Bongartz: Das sind doch nur neue Wörter. Was wirklich anders geworden ist in den letzten Jahrzehnten, ist die totale Raumdeckung. Ich habe in Kaiserslautern als einer der ersten die Viererkette spielen lassen, weil ich das im Europacup in Göteborg am eigenen Leib erleben musste. Die wurden damals von Sven Göran Eriksson trainiert. Aber wenn ich heute höre: Tief stehen, hoch verteidigen - meine Güte, alle älteren Fußballlehrer schütteln dann den Kopf.

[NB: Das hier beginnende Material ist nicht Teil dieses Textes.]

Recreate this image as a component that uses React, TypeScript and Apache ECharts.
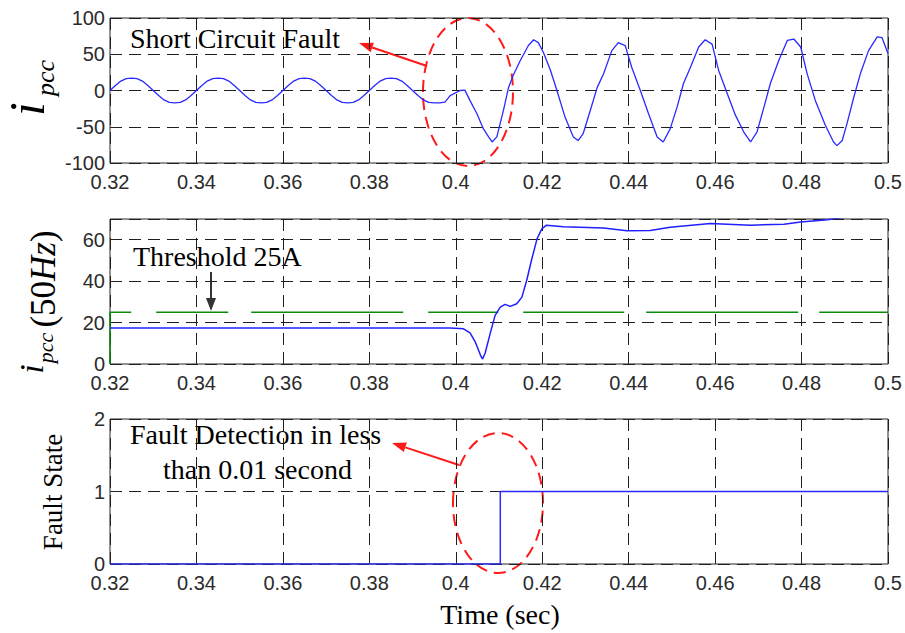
import React, { useEffect, useRef } from 'react';
import * as echarts from 'echarts';

// ---------- data ----------
const xTickMin = 0.32;
const xTickMax = 0.5;
const xTickStep = 0.02;

// panel 1: i_pcc (A)
const ipccPreFault: [number, number][] = [
  [0.32, 0], [0.32125, 7], [0.3225, 13], [0.32375, 16.5], [0.325, 17], [0.32625, 16.5], [0.3275, 13], [0.32875, 7],
  [0.33, 0], [0.33125, -7], [0.3325, -13], [0.33375, -16.5], [0.335, -17], [0.33625, -16.5], [0.3375, -13], [0.33875, -7],
  [0.34, 0], [0.34125, 7], [0.3425, 13], [0.34375, 16.5], [0.345, 17], [0.34625, 16.5], [0.3475, 13], [0.34875, 7],
  [0.35, 0], [0.35125, -7], [0.3525, -13], [0.35375, -16.5], [0.355, -17], [0.35625, -16.5], [0.3575, -13], [0.35875, -7],
  [0.36, 0], [0.36125, 7], [0.3625, 13], [0.36375, 16.5], [0.365, 17], [0.36625, 16.5], [0.3675, 13], [0.36875, 7],
  [0.37, 0], [0.37125, -7], [0.3725, -13], [0.37375, -16.5], [0.375, -17], [0.37625, -16.5], [0.3775, -13], [0.37875, -7],
  [0.38, 0], [0.38125, 7], [0.3825, 13], [0.38375, 16.5], [0.385, 17], [0.38625, 16.5], [0.3875, 13], [0.38875, 7],
  [0.39, 0], [0.39125, -7], [0.3925, -13], [0.39375, -16.5], [0.395, -17], [0.39625, -17], [0.3975, -16], [0.3987, -7],
];
const ipccPostFault: [number, number][] = [
  [0.401, 0], [0.4021, 0.5], [0.4033, -14], [0.4049, -32], [0.4064, -53], [0.4076, -64], [0.4084, -71], [0.4095, -64],
  [0.411, -28], [0.4122, 4], [0.4133, 21], [0.4149, 41], [0.4168, 62], [0.418, 70], [0.4191, 66], [0.4203, 52],
  [0.4219, 28], [0.4234, 0], [0.4253, -37], [0.4272, -64], [0.4283, -69], [0.4295, -59], [0.4311, -28], [0.4327, 4],
  [0.4342, 23], [0.4361, 55], [0.4376, 66], [0.4392, 62], [0.4407, 32], [0.4427, 0], [0.4446, -32], [0.4466, -64],
  [0.448, -71], [0.4496, -53], [0.4512, -23], [0.4527, 10], [0.4543, 32], [0.4562, 60], [0.4577, 70], [0.4593, 64],
  [0.4608, 28], [0.4628, -4], [0.4647, -34], [0.4666, -57], [0.4682, -71], [0.4697, -57], [0.4713, -23], [0.4728, 10],
  [0.4747, 41], [0.4767, 69], [0.4782, 71], [0.4798, 60], [0.4813, 23], [0.4832, -14], [0.4855, -48], [0.4874, -71],
  [0.4882, -76], [0.4894, -69], [0.4905, -46], [0.4921, -9], [0.4936, 23], [0.4955, 55], [0.4975, 74], [0.4986, 73],
  [0.5, 51],
];

// panel 2: i_pcc (50Hz) magnitude and threshold
const ipcc50Hz: [number, number][] = [
  [0.32, 17.4], [0.3987, 17.4], [0.4018, 17], [0.4033, 15], [0.4045, 10.7], [0.4057, 4.3], [0.4062, 2.4], [0.4068, 5.3],
  [0.408, 15], [0.4091, 23.5], [0.4103, 27.5], [0.4114, 28.8], [0.4126, 27.8], [0.4141, 29.1], [0.4153, 32.3], [0.4164, 40.3],
  [0.4176, 50.8], [0.4188, 60.4], [0.4199, 65.2], [0.421, 67], [0.4249, 66.3], [0.4342, 65.7], [0.4396, 64.3], [0.445, 64.5],
  [0.4496, 66], [0.4589, 67.8], [0.4682, 67], [0.4759, 67.5], [0.4798, 68.6], [0.4860, 69.6], [0.4878, 70.2], [0.49, 70.8],
  [0.5, 72],
];
const threshold: [number, number][] = [[0.32, 0], [0.32, 25], [0.5, 25]];

// panel 3: fault state
const faultState: [number, number][] = [[0.32, 0], [0.4103, 0], [0.4103, 1], [0.5, 1]];

// y-axis ranges / ticks
const y1 = { min: -100, max: 100, step: 50 };
const y2 = { min: 0, max: 70, step: 20 };
const y3 = { min: 0, max: 2, step: 1 };

// ---------- styling ----------
const SERIF = '"Liberation Serif", "Times New Roman", serif';
const SANS = '"Liberation Sans", Arial, sans-serif';
const GRID_LEFT = 110;
const GRID_W = 778;
const GRID_H = 145;
const GRID_TOPS = [18, 219, 419];
const TICK_COLOR = '#2b2b2b';
const DASH_GRID = [12, 7];

function arrow(tail: number[], tip: number[], color: string, width: number, headLen: number, headHalf: number) {
  const dx = tip[0] - tail[0];
  const dy = tip[1] - tail[1];
  const L = Math.hypot(dx, dy);
  const ux = dx / L, uy = dy / L;
  const bx = tip[0] - ux * headLen, by = tip[1] - uy * headLen;
  const nx = -uy, ny = ux;
  return [
    { type: 'line', silent: true, shape: { x1: tail[0], y1: tail[1], x2: bx, y2: by }, style: { stroke: color, lineWidth: width } },
    {
      type: 'polygon', silent: true,
      shape: { points: [[tip[0], tip[1]], [bx + nx * headHalf, by + ny * headHalf], [bx - nx * headHalf, by - ny * headHalf]] },
      style: { fill: color },
    },
  ];
}

function txt(x: number, y: number, text: string, fontSize: number, opts: any = {}) {
  return {
    type: 'text', silent: true, x, y, rotation: opts.rotation || 0,
    style: {
      text, fontSize, fontFamily: SERIF, fontStyle: opts.italic ? 'italic' : 'normal',
      fill: '#000', align: opts.align || 'left', textAlign: opts.align || 'left',
      verticalAlign: 'middle', textVerticalAlign: 'middle', rich: opts.rich,
    },
  };
}

export default function App() {
  const ref = useRef<HTMLDivElement>(null);
  useEffect(() => {
    if (!ref.current) return;
    const chart = echarts.init(ref.current, undefined, { renderer: 'svg' });

    const grids = GRID_TOPS.map((top) => ({
      left: GRID_LEFT, top, width: GRID_W, height: GRID_H,
      show: true, borderColor: '#262626', borderWidth: 1, backgroundColor: '#fff',
    }));

    const xAxes = GRID_TOPS.map((_, i) => ({
      type: 'value', gridIndex: i, min: xTickMin, max: xTickMax, interval: xTickStep,
      axisLine: { show: false },
      axisTick: { show: true, inside: true, length: 5, lineStyle: { color: '#262626' } },
      axisLabel: {
        color: TICK_COLOR, fontFamily: SANS, fontSize: 20, lineHeight: 14, margin: 12,
        formatter: (v: number) => String(Math.round(v * 100) / 100),
      },
      splitLine: { show: true, lineStyle: { color: '#1e1e1e', width: 1, type: DASH_GRID } },
    }));

    const yDefs = [y1, y2, y3];
    const yAxes = yDefs.map((d, i) => ({
      type: 'value', gridIndex: i, min: d.min, max: d.max, interval: d.step,
      axisLine: { show: false },
      axisTick: { show: true, inside: true, length: 5, lineStyle: { color: '#262626' } },
      axisLabel: {
        color: TICK_COLOR, fontFamily: SANS, fontSize: 20, lineHeight: 14, margin: 5, padding: [0, 0, 2, 0],
        showMaxLabel: i !== 1,
      },
      splitLine: { show: true, lineStyle: { color: '#1e1e1e', width: 1, type: DASH_GRID } },
    }));

    const graphics: any[] = [
      // y-axis titles (rotated)
      txt(27, 109, 'i', 50, { italic: true, rotation: Math.PI / 2, align: 'center' }),
      txt(45, 78, 'pcc', 26, { italic: true, rotation: Math.PI / 2, align: 'center' }),
      txt(31, 369, 'i', 34, { italic: true, rotation: Math.PI / 2, align: 'center' }),
      txt(45, 348, 'pcc', 22, { italic: true, rotation: Math.PI / 2, align: 'center' }),
      txt(43, 279, '{n|(50}{h|Hz}{n|)}', 35, {
        rotation: Math.PI / 2, align: 'center',
        rich: {
          n: { fontFamily: SERIF, fontSize: 35, fill: '#000' },
          h: { fontFamily: SERIF, fontSize: 35, fontStyle: 'italic', fill: '#000' },
        },
      }),
      txt(53, 492, 'Fault State', 27, { rotation: Math.PI / 2, align: 'center' }),
      // x-axis title
      txt(500, 614, 'Time (sec)', 28, { align: 'center' }),
      // annotations
      txt(130, 38, 'Short Circuit Fault', 28),
      txt(133, 256, 'Threshold 25A', 28),
      txt(130, 434, 'Fault Detection in less', 28),
      txt(163, 469, 'than 0.01 second', 28),
      ...arrow([427, 66], [359, 43], '#ff1a1a', 2, 14, 5),
      ...arrow([211, 272], [211, 311], '#333', 2, 13, 5),
      ...arrow([459, 465], [392, 443], '#ff1a1a', 2, 14, 5),
      {
        type: 'ellipse', silent: true, shape: { cx: 468, cy: 92, rx: 45, ry: 74 },
        style: { fill: 'none', stroke: '#ff1a1a', lineWidth: 2, lineDash: [12, 7] },
      },
      {
        type: 'ellipse', silent: true, shape: { cx: 498, cy: 503, rx: 45, ry: 70 },
        style: { fill: 'none', stroke: '#ff1a1a', lineWidth: 2, lineDash: [12, 7] },
      },
    ];

    chart.setOption({
      animation: false,
      backgroundColor: '#fff',
      grid: grids,
      xAxis: xAxes,
      yAxis: yAxes,
      series: [
        {
          type: 'line', xAxisIndex: 0, yAxisIndex: 0, showSymbol: false, symbol: 'none',
          data: [...ipccPreFault, ...ipccPostFault],
          lineStyle: { color: '#2a2aff', width: 1.3 },
        },
        {
          type: 'line', xAxisIndex: 1, yAxisIndex: 1, showSymbol: false, symbol: 'none',
          data: threshold,
          lineStyle: { color: '#0a8a0a', width: 1.5, type: [73, 25, 72, 23, 152, 25, 70, 25, 101, 22, 152, 21, 80, 10] },
        },
        {
          type: 'line', xAxisIndex: 1, yAxisIndex: 1, showSymbol: false, symbol: 'none',
          data: ipcc50Hz,
          lineStyle: { color: '#1f1fff', width: 1.5 },
        },
        {
          type: 'line', xAxisIndex: 2, yAxisIndex: 2, showSymbol: false, symbol: 'none',
          data: faultState,
          lineStyle: { color: '#2a2aff', width: 1.5 },
        },
      ],
      graphic: { elements: graphics },
    });

    return () => chart.dispose();
  }, []);

  return (
    <div
      ref={ref}
      style={{ position: 'fixed', left: 0, top: 0, width: 905, height: 633, background: '#fff' }}
    />
  );
}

Immerhin ist der Übersteiger noch der Übersteiger. Da gibt's noch kein neues Wort. Als Spieler war das Ihre Spezialität. Sind Sie eigentlich der Erfinder?
Bongartz: Nein, das habe ich mir Ende der 60er Jahre bei einem Spieler von Alemannia Aachen abgeguckt. Herbert Gronen hieß der, glaube ich.

Aber Sie haben den Übersteiger bekanntgemacht. Wenn man so will, sind Sie also der Wegbereiter für Cristiano Ronaldo.
Bongartz: Das ist doch Zirkus, was der veranstaltet. Wenn ich das schon mache, muss ich auch Tempo aufnehmen und antreten. Und ich darf nicht ausrechenbar sein, muss rechts und links vorbeigehen können. Der eine Junge vom BSC jetzt eben, der ist immer rechts vorbei. So geht das nicht.

Sie beobachten den BSC nach wie vor und hatten als Berater auch schon einige Spieler wie Marco Quotschalla oder André Wiwerink im Verein untergebracht. Welche Perspektive hat der BSC?
Bongartz: Man muss Vertrauen schaffen. Über Jahre. Da ist der Verein jetzt endlich auf einem guten Weg. Es herrscht endlich Ruhe, ich habe ja auch die anderen Zeiten mitbekommen. Was ich nicht verstehe, ist, dass sich kein wirklich potenter Hauptsponsor finden lässt. Es sind ja keine Millionen, die man braucht, um zumindest mal in die Regionalliga zu kommen. Das muss jetzt für nächstes Jahr das Ziel sein, denn diese Liga ist mit den ganzen Traditionsvereinen mittlerweile wirklich attraktiv.

Wo sehen Sie den natürlichen Lebensraum des BSC? Ist die 3. Liga illusorisch?
Bongartz: Nein, aber in weiter Zukunft. Du brauchst halt einen sehr guten Hauptsponsor und viele gute dahinter. Die Leute müssen das Gefühl haben, es lohnt sich, denen zu helfen.